What is required:
Line by line, repeat the data below exactly, beginning at the first line and ending at the line with "const axisTitle = 'Unstandardized". Omit pictures.

Collected data:
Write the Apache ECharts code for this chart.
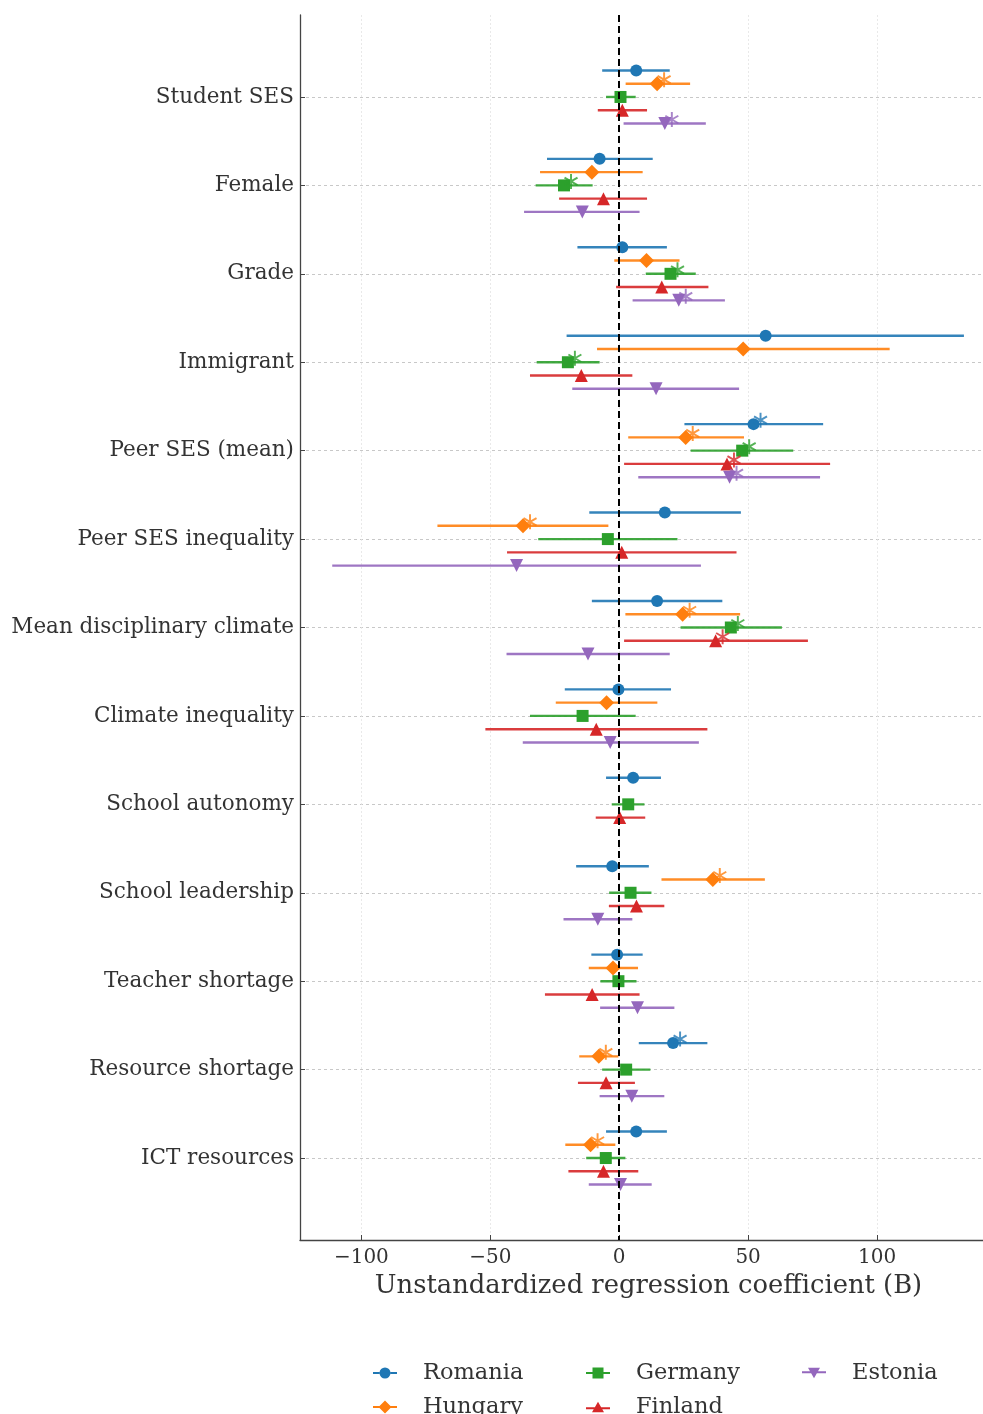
<!DOCTYPE html>
<html><head><meta charset="utf-8">
<script src="https://cdn.jsdelivr.net/npm/echarts@6/dist/echarts.min.js"></script>
<style>html,body{margin:0;padding:0;background:#fff}#c{width:983px;height:1414px}</style>
</head><body><div id="c"></div>
<script>
const categories = ['Student SES','Female','Grade','Immigrant','Peer SES (mean)','Peer SES inequality','Mean disciplinary climate','Climate inequality','School autonomy','School leadership','Teacher shortage','Resource shortage','ICT resources'];
const countries = ['Romania','Hungary','Germany','Finland','Estonia'];
const xTicks = [-100,-50,0,50,100];
const axisTitle = 'Unstandardized regression coefficient (B)';

const coefRomania = [6.6,-7.6,1.2,56.8,52.1,17.7,14.7,-0.3,5.4,-2.7,-0.8,20.9,6.6];
const lowRomania  = [-6.6,-28.0,-16.2,-20.4,25.3,-11.6,-10.6,-21.1,-5.1,-16.7,-10.8,7.6,-5.1];
const highRomania = [19.6,13.0,18.5,133.7,79.1,47.2,40.0,20.1,16.2,11.5,9.1,34.2,18.5];
const sigRomania  = [0,0,0,0,1,0,0,0,0,0,0,1,0];

const coefHungary = [14.7,-10.6,10.6,48.1,25.8,-37.3,24.6,-4.9,null,36.3,-2.4,-7.9,-11.1];
const lowHungary  = [2.5,-30.7,-1.9,-8.6,3.5,-70.5,2.4,-24.6,null,16.4,-11.8,-15.5,-20.9];
const highHungary = [27.5,9.1,23.4,104.9,48.4,-4.2,46.9,14.8,null,56.5,7.3,-0.3,-1.5];
const sigHungary  = [1,0,0,0,1,1,1,0,0,1,0,1,1];

const coefGermany = [0.5,-21.4,19.9,-19.9,47.7,-4.4,43.3,-14.2,3.5,4.4,-0.3,2.7,-5.2];
const lowGermany  = [-5.1,-32.4,10.3,-32.0,27.7,-31.4,23.8,-34.6,-2.9,-3.9,-7.3,-6.6,-12.8];
const highGermany = [6.4,-10.3,29.7,-7.6,67.5,22.6,63.1,6.4,9.8,12.5,6.7,12.1,2.4];
const sigGermany  = [0,1,1,1,1,0,1,0,0,0,0,0,0];

const coefFinland = [1.2,-6.1,16.5,-14.7,41.8,1.0,37.4,-8.9,0.2,6.7,-10.5,-5.1,-6.1];
const lowFinland  = [-8.3,-23.3,-1.2,-34.6,1.9,-43.5,1.9,-51.9,-9.1,-4.0,-28.8,-16.0,-19.7];
const highFinland = [10.8,10.8,34.6,5.1,81.8,45.5,73.2,34.2,10.1,17.5,7.9,6.1,7.4];
const sigFinland  = [0,0,0,0,1,0,1,0,0,0,0,0,0];

const coefEstonia = [17.7,-14.3,23.1,14.3,42.8,-39.8,-12.1,-3.5,null,-8.3,7.1,4.9,0.5];
const lowEstonia  = [1.7,-36.9,5.2,-18.2,7.4,-111.3,-43.7,-37.4,null,-21.6,-7.4,-7.6,-11.8];
const highEstonia = [33.6,7.9,41.0,46.5,77.9,31.7,19.6,30.9,null,5.1,21.4,17.5,12.6];
const sigEstonia  = [1,0,1,0,1,0,0,0,0,0,0,0,0];

const coefs = [coefRomania,coefHungary,coefGermany,coefFinland,coefEstonia];
const lows  = [lowRomania,lowHungary,lowGermany,lowFinland,lowEstonia];
const highs = [highRomania,highHungary,highGermany,highFinland,highEstonia];
const sigs  = [sigRomania,sigHungary,sigGermany,sigFinland,sigEstonia];

// styling
const FONT = 'DejaVu Serif';
const colors = ['#1f77b4','#ff7f0e','#2ca02c','#d62728','#9467bd'];
const symbols = ['circle','diamond','rect','triangle','triangle'];
const rotates = [0,0,0,0,180];
const sizes = [12,15,12,13,13];
const offsets = [-0.3,-0.15,0,0.15,0.3];

function asteriskPath(){
  const c = 10, L = 10, w = 1.3;
  let d = '';
  [90, 30, -30].forEach(a=>{
    const r = a*Math.PI/180;
    const dx = Math.cos(r), dy = -Math.sin(r);
    const px = -dy, py = dx;
    const p1 = [c - dx*L + px*w, c - dy*L + py*w];
    const p2 = [c + dx*L + px*w, c + dy*L + py*w];
    const p3 = [c + dx*L - px*w, c + dy*L - py*w];
    const p4 = [c - dx*L - px*w, c - dy*L - py*w];
    const cross = (p2[0]-p1[0])*(p3[1]-p2[1]) - (p2[1]-p1[1])*(p3[0]-p2[0]);
    const pts = cross > 0 ? [p1,p2,p3,p4] : [p1,p4,p3,p2];
    d += 'M' + pts.map(p=>p[0].toFixed(3)+','+p[1].toFixed(3)).join('L') + 'Z';
  });
  return 'path://' + d;
}
const ASTER = asteriskPath();

const legendIcons = [
  'path://M0,4.5H6.5V6.5H0Z M17.5,4.5H24V6.5H17.5Z M6.5,5.5A5.5,5.5 0 1,1 17.5,5.5A5.5,5.5 0 1,1 6.5,5.5Z',
  'path://M0,5.5H24V7.5H0Z M12,0L18.5,6.5L12,13L5.5,6.5Z',
  'path://M0,4.5H24V6.5H0Z M6.5,0H17.5V11H6.5Z',
  'path://M0,5.5H24V7.5H0Z M12,0L18,10.5L6,10.5Z',
  'path://M0,3.5H24V5.5H0Z M6,0L18,0L12,10.5Z'
];
const legendH = [11,13,11,10.5,10.5];
const legendPos = [[368,1368],[368,1402],[581,1368],[581,1402],[797,1368]];

const series = [];
countries.forEach((name,i)=>{
  const errData = [], ptData = [], astData = [];
  categories.forEach((c,j)=>{
    if (coefs[i][j] == null) return;
    const y = j + offsets[i];
    errData.push([lows[i][j], highs[i][j], y]);
    ptData.push([coefs[i][j], y]);
    if (sigs[i][j]) astData.push([coefs[i][j], y]);
  });
  const col = colors[i];
  series.push({
    name: name + ' CI', type: 'custom', z: 10 + i*3, silent: true,
    encode: {x:[0,1], y:2}, data: errData,
    renderItem: (params, api) => {
      const a = api.coord([api.value(0), api.value(2)]);
      const b = api.coord([api.value(1), api.value(2)]);
      return {type:'line', shape:{x1:a[0],y1:a[1],x2:b[0],y2:b[1]}, style:{stroke: col, lineWidth: 2.4, opacity: 0.9}};
    }
  });
  series.push({
    name: name, type: 'scatter', z: 11 + i*3, silent: true,
    symbol: symbols[i], symbolRotate: rotates[i], symbolSize: sizes[i],
    itemStyle: {color: col, opacity: 1}, data: ptData
  });
  series.push({
    name: name + ' sig', type: 'scatter', z: 12 + i*3, silent: true,
    symbol: ASTER, symbolKeepAspect: true, symbolSize: 15, symbolOffset: [7,-4],
    itemStyle: {color: col}, data: astData
  });
});
series[1].markLine = {
  silent: true, symbol: ['none','none'], label: {show:false},
  lineStyle: {color:'#000', type:[7,4], width:2},
  data: [{xAxis: 0}], z: 30
};

const option = {
  animation: false,
  backgroundColor: '#fff',
  grid: {left: 300, right: 0, top: 15, height: 1225, containLabel: false},
  xAxis: {
    type: 'value', min: -123.8, max: 141.1,
    axisLine: {show: true, onZero: false, lineStyle: {color:'#444', width: 1.3}},
    axisTick: {show: true, inside: true, length: 5, customValues: xTicks, lineStyle:{color:'#444'}},
    axisLabel: {customValues: xTicks, fontFamily: FONT, fontSize: 20, color: '#333', margin: 8,
      formatter: v => String(v).replace('-', '\u2212')},
    splitLine: {show: true, lineStyle: {color: '#e4e4e4', width: 0.8, type: [2,2]}},
    name: axisTitle, nameLocation: 'middle', nameGap: 28,
    nameTextStyle: {fontFamily: FONT, fontSize: 25.8, color: '#333', padding: [0,0,0,14]}
  },
  yAxis: {
    type: 'value', inverse: true, min: -0.927, max: 12.927,
    axisLine: {show: true, onZero: false, lineStyle: {color:'#444', width: 1.3}},
    axisTick: {show: true, inside: true, length: 5, customValues: categories.map((c,j)=>j), lineStyle:{color:'#444'}},
    axisLabel: {customValues: categories.map((c,j)=>j), fontFamily: FONT, fontSize: 21.5, color: '#333', margin: 6,
      formatter: v => categories[Math.round(v)] || ''},
    splitLine: {show: true, lineStyle: {color: '#c8c8c8', width: 1, type: [3,3]}}
  },
  legend: countries.map((name,i)=>({
    data: [{name: name, icon: legendIcons[i]}],
    left: legendPos[i][0], top: legendPos[i][1] - 14,
    itemWidth: 24, itemHeight: legendH[i], itemGap: 0, selectedMode: false,
    textStyle: {fontFamily: FONT, fontSize: 22.5, color: '#333', lineHeight: 28, padding: [0,0,0,21]}
  })),
  series: series
};
const chart = echarts.init(document.getElementById('c'), null, {renderer: 'canvas'});
chart.setOption(option);
</script>
</body></html>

Answer below:
Write the Apache ECharts code for this chart.
<!DOCTYPE html>
<html><head><meta charset="utf-8">
<script src="https://cdn.jsdelivr.net/npm/echarts@6/dist/echarts.min.js"></script>
<style>html,body{margin:0;padding:0;background:#fff}#c{width:983px;height:1414px}</style>
</head><body><div id="c"></div>
<script>
const categories = ['Student SES','Female','Grade','Immigrant','Peer SES (mean)','Peer SES inequality','Mean disciplinary climate','Climate inequality','School autonomy','School leadership','Teacher shortage','Resource shortage','ICT resources'];
const countries = ['Romania','Hungary','Germany','Finland','Estonia'];
const xTicks = [-100,-50,0,50,100];
const axisTitle = 'Unstandardized regression coefficient (B)';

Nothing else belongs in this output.